Monday, June 17, 2013

Redistricting vacancy -- short list

Twelve of the thirteen applicants interviewed very briefly today with the screening committee charged with naming three persons to a short list from which House Minority Leader Chad Campbell will select a replacement for Jose Herrera. Herrera resigned last month after apparently growing weary from what he experienced on the Arizona Independent Redistricting Commission.

Highlights from this afternoon's meeting of the Appellate Court Commission on Appointments include that the chairwoman, state Supreme Court Chief Justice Rebecca Burch explaining to several applicants that this was much like a version of speed dating.

One applicant, Frank Verderame, withdrew his name this morning and declined to be interviewed. A friend later asked me how he had done in the interview. The friend said he had been surprised Verderame had applied because he had previously expressed interest in running for office. A person who serves on the AIRC is banned from running for certain offices until three years after the ten year term is finished.

The applicants who had answered NO to the question on availability for IRC meetings, when asked about it in the interview, all indicated that had been a mistake on their part. Two of those three did not make it to the short list. The third, Jimmie D. Smith from Yuma was chosen for the list.

The candidate who interviewed the strongest, Joe Thomas, was immediately ruled out once the committee members started discussing the candidates and the interviews. Thomas has served for several years as a vice-president of the Arizona Education Association (teachers' union). In that capacity, out of an abundance of caution, he (and others similarly situated in the AEA) had filed with the Arizona Secretary of State as being a lobbyist. It is possible (perhaps even likely) that a court could or would have ruled (in the event of a lawsuit) that Thomas did not lobby such that he should be precluded from serving on the IRC. Nevertheless, rather than run the risk of unnecessary litigation, he was not considered further.

Several (but not all) of the other applicants showed strong potential for successfully serving on the commission. One of the most important qualifications was not discussed at all. Namely, being able to stand up to the bickering from Commissioner Scott Freeman. That, of course, was one of the frustrations for Herrera.

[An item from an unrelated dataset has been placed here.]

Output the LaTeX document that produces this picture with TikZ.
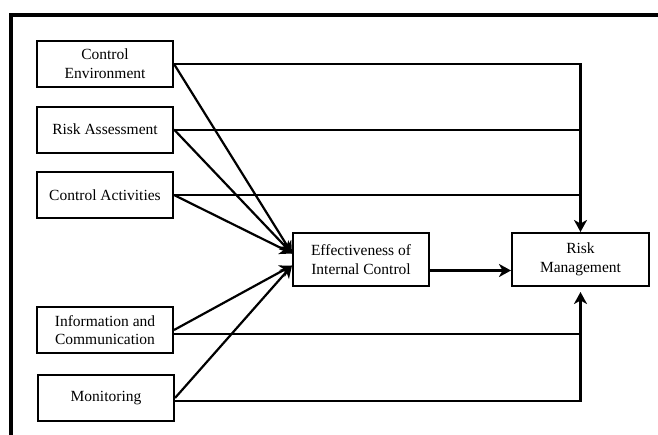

Beside Mr. Thomas, in my view, the strongest candidate was Lisette Flores. She's an attorney, currently mostly practicing immigration law with the local non-profit Friendly House. Flores also spent several years working as a prosecutor. There's no question she would have been able to stand up to Freeman. Alas, there was just no interest at all in naming her to the list.

In fact, the only name discussed other than Thomas and the three who did make the list was Andrea Esquer. But only two committee members (out of ten in attendance) voted to even consider her.

So, beside Jimmie D. Smith, the other two individuals on the short list are Cid R. Kallen and Jo Ann Martinez.

Smith applied in 2010 and made the list of 10 eligible Democrats from which Campbell and then Senate Minority Leader David Schapira chose Jose Herrera and Linda McNulty respectively. Smith is an attorney who has been a sole practitioner in Yuma for decades.

Kallen is a US Marine Corps veteran, attorney in private (sole) practice in Yuma and is an Hispanic male.

Martinez is a program director at Arizona State University -- Downtown. She holds a Master's degree in Education and is an Hispanic female.

House Minority Leader Chad Campbell now has 14 days to make a decision on which of the three to select. If he does not appoint one of those persons in that time, the Appellate Courts Commission will do it for him.
If a commissioner or chair does not complete the term of office for any reason, the commission on appellate court appointments or its designee shall nominate a pool of three candidates within the first thirty days after the vacancy occurs. The nominees shall be of the same political party or status as was the member who vacated the office at the time of his or her appointment, and the appointment other than the chair shall be made by the current holder of the office designated to make the original appointment. The appointment of a new chair shall be made by the remaining commissioners. If the appointment of a replacement commissioner or chair is not made within fourteen days following the presentation of the nominees, the commission on appellate court appointments or its designee shall make the appointment, striving for political balance and fairness. The newly appointed commissioner shall serve out the remainder of the original term.